The Obama defense budget projected for fiscal year 2013 would total $525 billion, a 2.5 percent decline from the 2012 budget (if inflation is considered). The basic DOD budget request does not include ongoing war costs, U.S. nuclear weapons systems, homeland security, military assistance, or other elements of security. The DOD recommended cuts in troop strength in the army, marines, and reserves. The National Priorities Project reports that an Obama defense budget would modestly increase from about $525 billion in 2013 to just less than $530 billion at the end of a second term.
A Romney administration would unleash the military in terms of expenditures, and, if he listens to his neo-con advisors, worldwide adventures. But, President Obama’s defense budget proposals continue the basic parameters of military spending into the future. As the National Priorities pie chart notes, the 2013 proposed federal budget allocates 57 percent of discretionary spending directly to the military, with 6 percent for education, 6 percent for housing and community, 5 percent for veterans benefits, 3 percent for science, 2 percent for labor, 2 percent for transportation, and 1 percent for food and agriculture.
National Security Council Document 68, written in the bleak Cold War winter of 1950 before the onset of the Korean War recommended that military spending should be the number one priority of every president before he/she discussed any other program or activity of government. NSC 68, just a wild proposal that winter became policy after the Korean War started and has for the most part continued ever since, costing American workers trillions of dollars in taxes.

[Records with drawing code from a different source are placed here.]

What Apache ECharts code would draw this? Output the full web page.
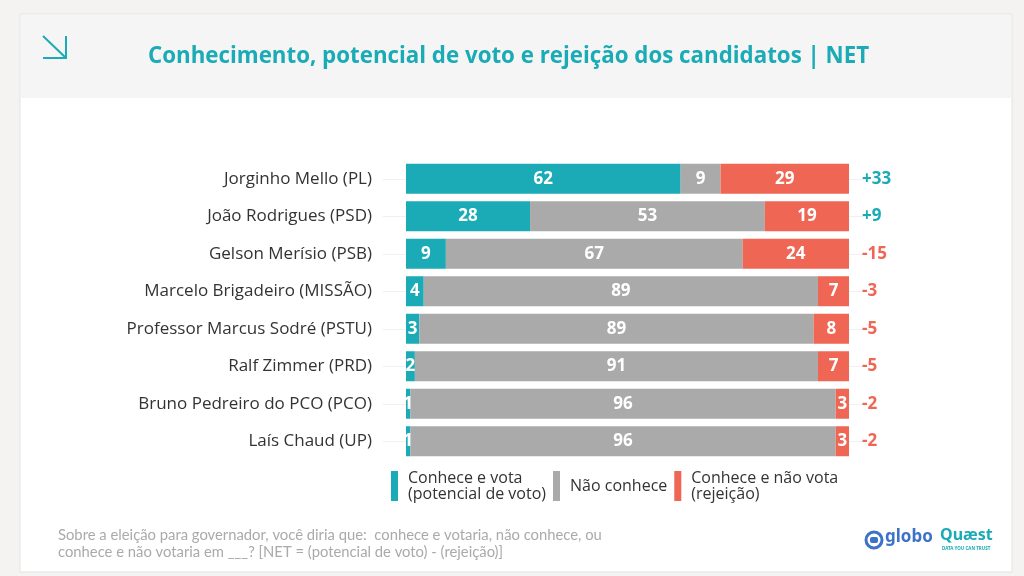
<!DOCTYPE html>
<html>
<head>
<meta charset="utf-8">
<script src="https://cdn.jsdelivr.net/npm/echarts@6/dist/echarts.min.js"></script>
<style>
  html, body { margin: 0; padding: 0; background: #f4f3f2; }
  #main { width: 1024px; height: 576px; }
</style>
</head>
<body>
<div id="main"></div>
<script>
// dados do gráfico
var candidatos = ['Jorginho Mello (PL)', 'João Rodrigues (PSD)', 'Gelson Merísio (PSB)',
  'Marcelo Brigadeiro (MISSÃO)', 'Professor Marcus Sodré (PSTU)', 'Ralf Zimmer (PRD)',
  'Bruno Pedreiro do PCO (PCO)', 'Laís Chaud (UP)'];
var conheceVota = [62, 28, 9, 4, 3, 2, 1, 1];
var naoConhece = [9, 53, 67, 89, 89, 91, 96, 96];
var rejeicao = [29, 19, 24, 7, 8, 7, 3, 3];
var net = [33, 9, -15, -3, -5, -5, -2, -2];

var nomes = ['Conhece e vota (potencial de voto)', 'Não conhece', 'Conhece e não vota (rejeição)'];
var cores = ['#1aabb6', '#aaaaaa', '#ef6655'];

var myChart = echarts.init(document.getElementById('main'));

// grade principal
var gTop = 160, gHeight = 300, band = gHeight / candidatos.length;

var barLabel = {
  show: true,
  position: 'inside',
  color: '#fff',
  fontFamily: 'Open Sans',
  fontWeight: 'bold',
  fontSize: 17
};

function serie(i, valores) {
  return {
    name: nomes[i],
    type: 'bar',
    stack: 'total',
    barWidth: 30,
    xAxisIndex: 0,
    yAxisIndex: 0,
    itemStyle: { color: cores[i] },
    label: barLabel,
    data: valores
  };
}

var option = {
  backgroundColor: '#f4f3f2',
  animation: false,
  title: {
    text: 'Conhecimento, potencial de voto e rejeição dos candidatos | NET',
    left: 143,
    top: 41,
    textStyle: {
      color: '#1aabb6',
      fontFamily: 'Open Sans',
      fontWeight: 'bold',
      fontSize: 22.3
    }
  },
  legend: {
    data: nomes,
    left: 386,
    top: 465,
    itemWidth: 7,
    itemHeight: 30,
    itemGap: 7,
    icon: 'rect',
    formatter: function (n) { return n.replace(' (', '\n('); },
    textStyle: {
      color: '#333',
      fontFamily: 'Open Sans',
      fontSize: 16,
      lineHeight: 16,
      padding: [0, 0, 0, 5]
    }
  },
  grid: [
    { left: 406, right: 175, top: gTop, height: gHeight },
    // linhas de fundo no centro de cada barra
    { left: 383, right: 154, top: gTop + band / 2, height: gHeight - band }
  ],
  xAxis: [
    { type: 'value', min: 0, max: 100, gridIndex: 0, show: false },
    { type: 'value', min: 0, max: 100, gridIndex: 1, show: false }
  ],
  yAxis: [
    {
      type: 'category',
      gridIndex: 0,
      inverse: true,
      data: candidatos,
      axisLine: { show: false },
      axisTick: { show: false },
      axisLabel: {
        margin: 34,
        color: '#333',
        fontFamily: 'Open Sans',
        fontSize: 17
      }
    },
    {
      type: 'category',
      gridIndex: 1,
      inverse: true,
      boundaryGap: false,
      data: candidatos,
      axisLine: { show: false },
      axisTick: { show: false },
      axisLabel: { show: false },
      splitLine: { show: true, lineStyle: { color: '#f0f0f0', width: 1 } }
    }
  ],
  graphic: [
    { type: 'rect', z: -10, shape: { x: 20, y: 14, width: 992, height: 558 },
      style: { fill: '#fff', stroke: '#e3e3e3', lineWidth: 1 } },
    { type: 'rect', z: -9, shape: { x: 21, y: 15, width: 990, height: 83 },
      style: { fill: '#f5f5f5' } },
    { type: 'polyline', shape: { points: [[43, 36], [66, 58]] },
      style: { stroke: '#1aabb6', lineWidth: 2, fill: null } },
    { type: 'polyline', shape: { points: [[43, 58], [66, 58], [66, 36]] },
      style: { stroke: '#1aabb6', lineWidth: 2, fill: null } },
    { type: 'text', left: 58, top: 527,
      style: {
        text: 'Sobre a eleição para governador, você diria que:  conhece e votaria, não conhece, ou\nconhece e não votaria em ___? [NET = (potencial de voto) - (rejeição)]',
        fill: '#aaaaaa', font: '14.8px Lato', lineHeight: 17
      } },
    // logos
    { type: 'circle', shape: { cx: 874, cy: 540, r: 8 },
      style: { fill: 'none', stroke: '#3d72c8', lineWidth: 3 } },
    { type: 'rect', shape: { x: 870, y: 537, width: 8, height: 6, r: 2 },
      style: { fill: '#3d72c8' } },
    { type: 'text', left: 885, top: 529,
      style: { text: 'globo', fill: '#3d72c8', font: 'bold 17px Noto Sans' } },
    { type: 'text', left: 940, top: 527,
      style: { text: 'Quæst', fill: '#1aabb6', font: 'bold 16px Noto Sans' } },
    { type: 'text', left: 942, top: 546,
      style: { text: 'DATA YOU CAN TRUST', fill: '#1aabb6', font: 'bold 4.5px Noto Sans' } }
  ],
  series: [
    serie(0, conheceVota),
    serie(1, naoConhece),
    serie(2, rejeicao),
    {
      name: 'NET',
      type: 'bar',
      stack: 'total',
      barWidth: 30,
      silent: true,
      data: net.map(function (v) {
        return { value: 0, label: { color: v > 0 ? '#1aabb6' : '#ef6655' } };
      }),
      label: {
        show: true,
        position: 'right',
        distance: 13,
        fontFamily: 'Open Sans',
        fontWeight: 'bold',
        fontSize: 17,
        formatter: function (p) {
          var v = net[p.dataIndex];
          return v > 0 ? '+' + v : '' + v;
        }
      }
    }
  ]
};

myChart.setOption(option);
</script>
</body>
</html>
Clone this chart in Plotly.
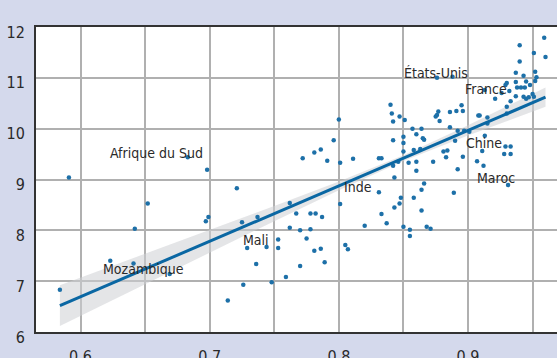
import plotly.graph_objects as go

# Scatter data
pts_x = [0.584, 0.591, 0.623, 0.641, 0.642, 0.652, 0.669, 0.683, 0.697, 0.699,
         0.698, 0.714, 0.721, 0.725, 0.726, 0.729, 0.736, 0.737, 0.744, 0.748,
         0.753, 0.753, 0.759, 0.762, 0.762, 0.767, 0.770, 0.770, 0.775, 0.778,
         0.778, 0.781, 0.782, 0.786, 0.787, 0.789, 0.772, 0.781, 0.786, 0.791,
         0.796, 0.800, 0.801, 0.801, 0.805, 0.807, 0.811, 0.820, 0.831, 0.833,
         0.831, 0.833, 0.837, 0.840, 0.841, 0.842, 0.842, 0.842, 0.843, 0.843,
         0.846, 0.847, 0.847, 0.848, 0.850, 0.850, 0.850, 0.850, 0.851, 0.854,
         0.855, 0.855, 0.857, 0.858, 0.858, 0.860, 0.860, 0.860, 0.863, 0.864,
         0.864, 0.864, 0.865, 0.866, 0.866, 0.868, 0.871, 0.873, 0.875, 0.876,
         0.877, 0.878, 0.876, 0.881, 0.884, 0.883, 0.886, 0.886, 0.888, 0.889,
         0.890, 0.891, 0.892, 0.892, 0.895, 0.896, 0.896, 0.897, 0.901, 0.907,
         0.908, 0.909, 0.911, 0.912, 0.913, 0.913, 0.915, 0.915, 0.921, 0.926,
         0.928, 0.929, 0.929, 0.930, 0.930, 0.930, 0.931, 0.932, 0.933, 0.933,
         0.933, 0.937, 0.937, 0.937, 0.938, 0.940, 0.940, 0.941, 0.943, 0.943,
         0.944, 0.945, 0.945, 0.947, 0.948, 0.950, 0.951, 0.951, 0.952, 0.952,
         0.953, 0.959, 0.960]
pts_y = [6.83, 9.04, 7.40, 7.35, 8.03, 8.53, 7.14, 9.44, 8.18, 8.26,
         9.19, 6.62, 8.83, 8.16, 6.93, 7.65, 7.34, 8.26, 7.67, 6.98,
         7.82, 7.65, 7.08, 8.54, 8.05, 8.33, 7.30, 8.00, 7.84, 8.33,
         8.02, 7.60, 8.33, 7.64, 8.26, 7.37, 9.42, 9.53, 9.59, 9.37,
         9.77, 10.18, 9.33, 8.52, 7.71, 7.63, 9.41, 8.09, 9.42, 9.42,
         8.75, 8.32, 8.14, 10.47, 10.30, 10.14, 9.77, 9.27, 9.04, 8.45,
         9.35, 10.24, 8.53, 8.64, 9.84, 9.72, 9.55, 8.07, 10.17, 9.33,
         8.01, 7.89, 10.00, 9.58, 8.64, 9.89, 9.35, 9.17, 9.60, 10.00,
         8.80, 8.39, 9.81, 9.78, 8.92, 8.07, 8.03, 9.35, 10.24, 10.27,
         10.34, 10.15, 11.00, 9.55, 9.57, 9.44, 10.33, 10.03, 11.02, 8.74,
         9.76, 10.35, 9.96, 9.20, 10.46, 10.35, 9.45, 9.96, 9.94, 9.36,
         10.26, 10.26, 9.56, 9.27, 10.76, 9.86, 10.22, 10.10, 10.59, 10.70,
         9.50, 9.65, 10.86, 10.90, 10.43, 10.30, 8.89, 10.74, 10.54, 9.65,
         9.50, 11.10, 10.92, 10.64, 10.81, 11.64, 11.32, 10.81, 11.04, 10.63,
         10.81, 10.93, 10.59, 10.62, 10.86, 10.68, 11.49, 10.63, 11.12, 10.94,
         11.01, 11.79, 11.41]

# Fitted line and its confidence band
fit_x = [0.584, 0.65, 0.70, 0.75, 0.80, 0.85, 0.90, 0.96]
fit_y = [6.52, 7.24, 7.785, 8.33, 8.875, 9.42, 9.966, 10.62]
band_hw = [0.40, 0.30, 0.22, 0.15, 0.085, 0.055, 0.10, 0.19]

# Country labels
lab_text = ["Afrique du Sud", "États-Unis", "France", "Chine", "Maroc",
            "Inde", "Mali", "Mozambique"]
lab_x = [0.659, 0.875, 0.914, 0.912, 0.922, 0.815, 0.736, 0.649]
lab_y = [9.52, 11.10, 10.79, 9.71, 9.02, 8.85, 7.81, 7.24]

# Axis ticks
x_ticks = [0.6, 0.7, 0.8, 0.9]
y_ticks = [6, 7, 8, 9, 10, 11, 12]

FONT = "DejaVu Sans Condensed, Roboto, sans-serif"
BG = "#d4d9ec"

band_upper = [y + h for y, h in zip(fit_y, band_hw)]
band_lower = [y - h for y, h in zip(fit_y, band_hw)]

fig = go.Figure()
fig.add_trace(go.Scatter(
    x=fit_x + fit_x[::-1], y=band_upper + band_lower[::-1],
    fill="toself", fillcolor="rgba(205,208,212,0.55)", line=dict(width=0),
    mode="lines", hoverinfo="skip", showlegend=False))
fig.add_trace(go.Scatter(
    x=pts_x, y=pts_y, mode="markers",
    marker=dict(size=4.5, color="#1d70a8"), showlegend=False))
fig.add_trace(go.Scatter(
    x=fit_x, y=fit_y, mode="lines",
    line=dict(color="#0a67a3", width=3), showlegend=False))

for t, x, y in zip(lab_text, lab_x, lab_y):
    fig.add_annotation(x=x, y=y, text=t, showarrow=False,
                       font=dict(family=FONT, size=14, color="#2a2a2a"),
                       xanchor="center", yanchor="middle")

fig.update_layout(
    width=557, height=358,
    margin=dict(l=36, r=0, t=27, b=26, autoexpand=False),
    paper_bgcolor=BG, plot_bgcolor="white",
    font=dict(family=FONT, size=16, color="#2a2a2a"),
)
fig.update_xaxes(
    range=[0.5655, 0.9689], tickvals=x_ticks, ticktext=[str(v) for v in x_ticks],
    showgrid=True, gridcolor="#b0b0b0", gridwidth=1.5,
    minor=dict(dtick=0.05, tick0=0.6, showgrid=True, gridcolor="#b0b0b0", gridwidth=1.5),
    showline=True, linecolor="#333333", linewidth=2, mirror=True,
    ticks="", zeroline=False, ticklabelstandoff=9, automargin=False,
)
fig.update_yaxes(
    range=[6, 12], tickvals=y_ticks,
    showgrid=True, gridcolor="#b0b0b0", gridwidth=1.5,
    showline=True, linecolor="#333333", linewidth=2, mirror=False,
    ticks="", zeroline=False, ticklabelstandoff=6, ticklabelshift=5,
    automargin=False,
)

fig.write_html("out.html", config={"displayModeBar": False},
               post_script="document.body.style.margin='0';document.body.style.overflow='hidden';")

The Romney proposal, based on a vision of reestablishing the United States as the global hegemonic power, is based on the principle articulated in NSC 68. Spend more and more on the military and pay for it by cutting everything else. The Obama budget, while more circumspect and committed to the military contributing “their fair share” to the health and well-being of the nation, maintains the same commitment to prioritizing the military.
The task of the peace movement over the coming months is to first challenge the candidacy of Mitt Romney who is committed to reinstituting the principle of NSC 68 and then, if the President is re-elected, to demand that President Obama reject the 60 year tradition of privileging unnecessary military spending over the basic needs of the American people.